Browsing S3 Data Using External Tables

You might want to browse the data in a large data lake that is already stored on S3. Instead of loading data into Vertica, you can read it in place at query time using external tables.

You can create external tables to query Parquet, ORC, text, and delimited data stored in S3 buckets. External tables work the same way in Eon Mode as they do in Enterprise Mode, with one exception: users who are not superusers must have read access to an S3 storage location to run queries. You can create a USER storage location on S3 for this purpose.

The following example illustrates the steps to create a USER storage location, give a user access to it, and create an external table (as that user).

  1. Define the AWS credentials associated with the S3 bucket where you will create the storage location:

    => ALTER SESSION SET AWSAuth='ID:secret';
  2. As a superuser, create a USER storage location on the same bucket that holds the data.

    => CREATE LOCATION 's3://datalake' SHARED USAGE 'USER' LABEL 's3user';

    The only storage locations you can create on S3 are USER locations. You must create it as a shared location.

  3. As a superuser, give access to the roles or users who will run queries against external tables.
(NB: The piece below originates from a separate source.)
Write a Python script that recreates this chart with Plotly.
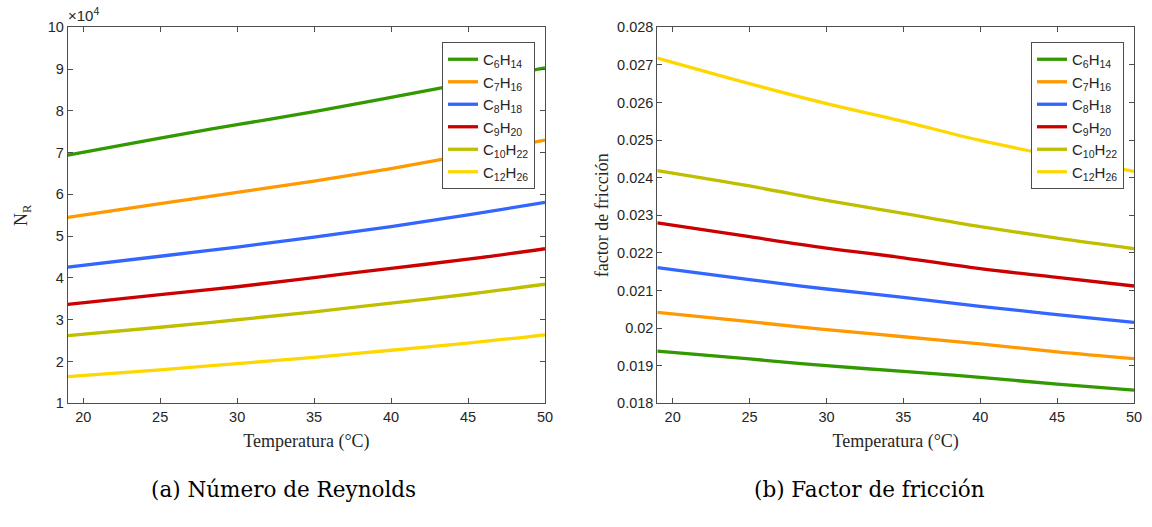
import plotly.graph_objects as go

temps = [19, 25, 30, 35, 40, 45, 50]
names = ["C<sub>6</sub>H<sub>14</sub>", "C<sub>7</sub>H<sub>16</sub>", "C<sub>8</sub>H<sub>18</sub>",
         "C<sub>9</sub>H<sub>20</sub>", "C<sub>10</sub>H<sub>22</sub>", "C<sub>12</sub>H<sub>26</sub>"]
colors = ["#339900", "#FF9900", "#3366FF", "#CC0000", "#BFBF00", "#FFD700"]

# Reynolds number, in units of 1e4
re_c6 = [6.94, 7.35, 7.67, 7.98, 8.32, 8.67, 9.03]
re_c7 = [5.45, 5.78, 6.05, 6.32, 6.62, 6.95, 7.30]
re_c8 = [4.26, 4.52, 4.74, 4.98, 5.23, 5.51, 5.81]
re_c9 = [3.37, 3.60, 3.79, 4.01, 4.23, 4.45, 4.70]
re_c10 = [2.62, 2.82, 3.00, 3.19, 3.40, 3.61, 3.85]
re_c12 = [1.64, 1.80, 1.95, 2.10, 2.27, 2.44, 2.64]

# Friction factor
f_c6 = [0.01939, 0.01918, 0.01900, 0.01885, 0.01869, 0.01851, 0.01835]
f_c7 = [0.02042, 0.02017, 0.01996, 0.01977, 0.01958, 0.01937, 0.01919]
f_c8 = [0.02161, 0.02129, 0.02104, 0.02082, 0.02058, 0.02036, 0.02015]
f_c9 = [0.02280, 0.02243, 0.02213, 0.02187, 0.02158, 0.02135, 0.02112]
f_c10 = [0.02419, 0.02378, 0.02340, 0.02305, 0.02270, 0.02239, 0.02211]
f_c12 = [0.02718, 0.02650, 0.02597, 0.02550, 0.02499, 0.02457, 0.02417]

re_series = [re_c6, re_c7, re_c8, re_c9, re_c10, re_c12]
f_series = [f_c6, f_c7, f_c8, f_c9, f_c10, f_c12]

x_ticks = [20, 25, 30, 35, 40, 45, 50]
re_ticks = [1, 2, 3, 4, 5, 6, 7, 8, 9, 10]
f_ticks = [0.018, 0.019, 0.020, 0.021, 0.022, 0.023, 0.024, 0.025, 0.026, 0.027, 0.028]

fig = go.Figure()
for name, col, ys in zip(names, colors, re_series):
    fig.add_trace(go.Scatter(x=temps, y=ys, name=name, mode="lines", line=dict(color=col, width=3.3, shape="spline"),
                             xaxis="x", yaxis="y", legend="legend"))
for name, col, ys in zip(names, colors, f_series):
    fig.add_trace(go.Scatter(x=temps, y=ys, name=name, mode="lines", line=dict(color=col, width=3.3, shape="spline"),
                             xaxis="x2", yaxis="y2", legend="legend2"))

W, H = 1152, 527
def px(x):
    return x / W
def py(y):
    return 1 - y / H

axcol = "#4d4d4d"
tickfont = dict(family="Liberation Sans, Arial", size=14.5, color="#262626")
titlefont = dict(family="Liberation Serif, Times New Roman", size=18, color="#262626")
legfont = dict(family="Liberation Sans, Arial", size=15, color="#262626")
common_ax = dict(showline=True, linecolor=axcol, linewidth=1, mirror="ticks", ticks="inside", ticklen=5,
                 tickcolor=axcol, showgrid=False, zeroline=False, tickfont=tickfont, automargin=False)

ydom = [py(403.3), py(27.3)]
fig.update_layout(
    width=W, height=H, margin=dict(l=0, r=0, t=0, b=0, pad=0, autoexpand=False),
    paper_bgcolor="white", plot_bgcolor="white",
    xaxis=dict(domain=[px(67.8), px(545)], range=[19, 50], tickvals=x_ticks, anchor="y",
               title=dict(text="Temperatura (°C)", font=titlefont, standoff=10), **common_ax),
    yaxis=dict(domain=ydom, range=[1, 10], tickvals=re_ticks, anchor="x",
               title=dict(text="N<sub>R</sub>", font=titlefont, standoff=15), **common_ax),
    xaxis2=dict(domain=[px(657.3), px(1134)], range=[19, 50], tickvals=x_ticks, anchor="y2",
                title=dict(text="Temperatura (°C)", font=titlefont, standoff=10), **common_ax),
    yaxis2=dict(domain=ydom, range=[0.018, 0.028], tickvals=f_ticks, ticktext=[f"{v:g}" for v in f_ticks],
                anchor="x2", title=dict(text="factor de fricción", font=titlefont, standoff=3), **common_ax),
    legend=dict(x=px(442), y=py(42), xanchor="left", yanchor="top", bordercolor=axcol, borderwidth=1,
                bgcolor="white", font=legfont, itemwidth=30, tracegroupgap=0),
    legend2=dict(x=px(1031), y=py(42), xanchor="left", yanchor="top", bordercolor=axcol, borderwidth=1,
                 bgcolor="white", font=legfont, itemwidth=30, tracegroupgap=0),
    annotations=[
        dict(text="×10<sup>4</sup>", x=px(66), y=py(26), xref="paper", yref="paper", xanchor="left",
             yanchor="bottom", showarrow=False, font=dict(family="Liberation Sans, Arial", size=15, color="#262626")),
        dict(text="(a) Número de Reynolds", x=px(283), y=py(489), xref="paper", yref="paper",
             xanchor="center", yanchor="middle",
             showarrow=False, font=dict(family="DejaVu Serif", size=21.5, color="black")),
        dict(text="(b) Factor de fricción", x=px(869), y=py(489), xref="paper", yref="paper",
             xanchor="center", yanchor="middle",
             showarrow=False, font=dict(family="DejaVu Serif", size=21.5, color="black")),
    ],
)

fig.write_html(
    "out.html",
    config={"displayModeBar": False},
    post_script=("document.documentElement.style.margin='0px';document.documentElement.style.padding='0px';"
                 "document.documentElement.style.overflow='hidden';"
                 "document.body.style.margin='0px';document.body.style.padding='0px';"
                 "document.body.style.overflow='hidden';"),
)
       --- If you have not already created a role:
    => CREATE ROLE ExtUsers;						
       --- Assign users to this role using GRANT (Role).
    						
    => GRANT READ ON LOCATION 's3://datalake' TO ExtUsers;
  4. As a user who has that role, create the external table in the usual way.

    => CREATE EXTERNAL TABLE sales (itemID INT, date DATE, price FLOAT) 
    	AS COPY FROM 's3://datalake/sales/*.parquet' PARQUET;

See Creating External Tables for more information about creating and using external tables. If your data is in ORC or Parquet format, you can take advantage of partitioning to limit the data that Vertica reads during query execution. See Using Partition Columns.